N-Grams: The type of n-gram to display. An order 2 n-gram is known as a bigram, and an order-3 one as a trigram. The range for n-grams varies from 2 - 5, with a default of 2.
Number of N-Grams: The total number of n-grams to be displayed. These are the most common n-grams in the corpus of documents. The number of n-grams displayed can range from 1 - 100, with a default of 40.
Named Entity: A dropdown list containing a selection of SpaCy named entities. The list defaults to GPE.
Number of Entities: The number of the selected named entity returned. This value has a range of 1 - 100, with a default of 20.
This page visually displays potential topics found by SkLearn, using the Python module pyLDAvis and custom visualizations.
SkLearn uses the Latent Dirichlet Allocation (LDA) model to derive topics from a corpus of documents. Its LatentDirichletAllocation api takes a large number of parameters, some of which are exposed here for manipulation by the user. Since phrases are more informative in the interpretation of latent topics, model generation is restricted to use bigrams and trigrams in topic formation.
I recommend you create a visualization with the default parameters to see a rough approximation, then start tweaking to produce what you believe are the correct number of topics.
JSON File: A drop-down list containing all the JSON files found in the current working directory. The drop-down defaults to the first file found.
Number of Topics: The number of requested latent topics to be extracted from the training corpus. Default is 10, range is 1 - 30.
Number of Terms: The number of terms to display in the barcharts of the pyLDAvis visualization. Default is 15, range is 1 - 30.
Chunk Size: Number of documents to be used in each training chunk. Default is 100, range is 10 - 500.
Data Passes: Number of passes through the corpus during training. Default is 10, range is 1 - 50.
LDA Visualizations
A dropdown list allowing for the selection of one of the following visualization methods.
topic map: a 2-dimensional pyLDAvis visualization of the topics generated by LatentDirichletAllocation.
topic similarity: a Plotly heatmap of the relationship between topics. The darker the color of the square, the more closely related the topics.

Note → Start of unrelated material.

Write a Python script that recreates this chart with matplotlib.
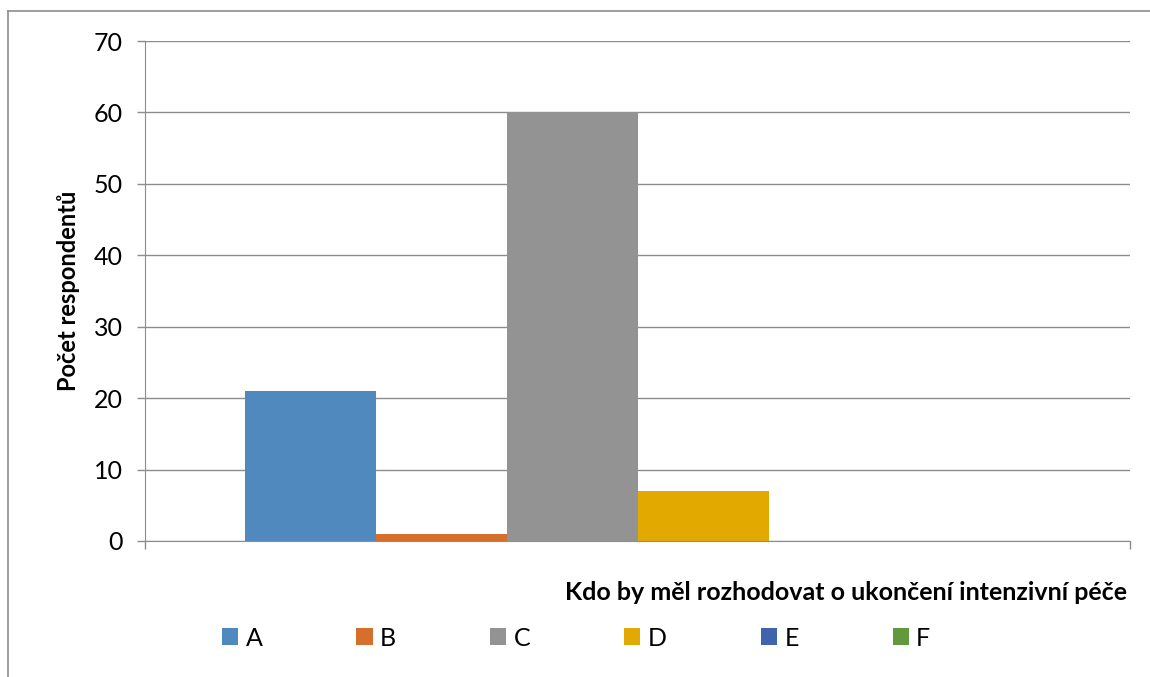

topic barchart: a grid of Plotly bar charts with a chart for each topic showing the top 5 terms in the topic.
topic clouds: a Matplotlib grid of wordclouds with a cloud for each topic showing the top 10 words in each topic.
topic sunburst: a Plotly sunburst chart showing the relative importance of both topics and most common words within a topic.
topic treemap: a Plotly treemap chart showing the relative importance of both topics and most common words within a topic
document topics: a Plotly bar chart showing the corpus of documents grouped by the dominant topic within each document.
documents: a Plotly 2-dimensional scatter plot of the corpus of documents, color-coded by the dominant topic in each document. Dimension reduction to 2-D done using Scikit Learn t-SNE.
3-D document topics: a Plotly 3-dimensional scatter plot of the corpus of documents, color-coded by the dominant topic in each document. Dimension reduction to 3-D done using Scikit Learn t-SNE.
cluster map: a Plotly cluster map showing the relationship between topics. Allows for the examination of higher order groupings of topics.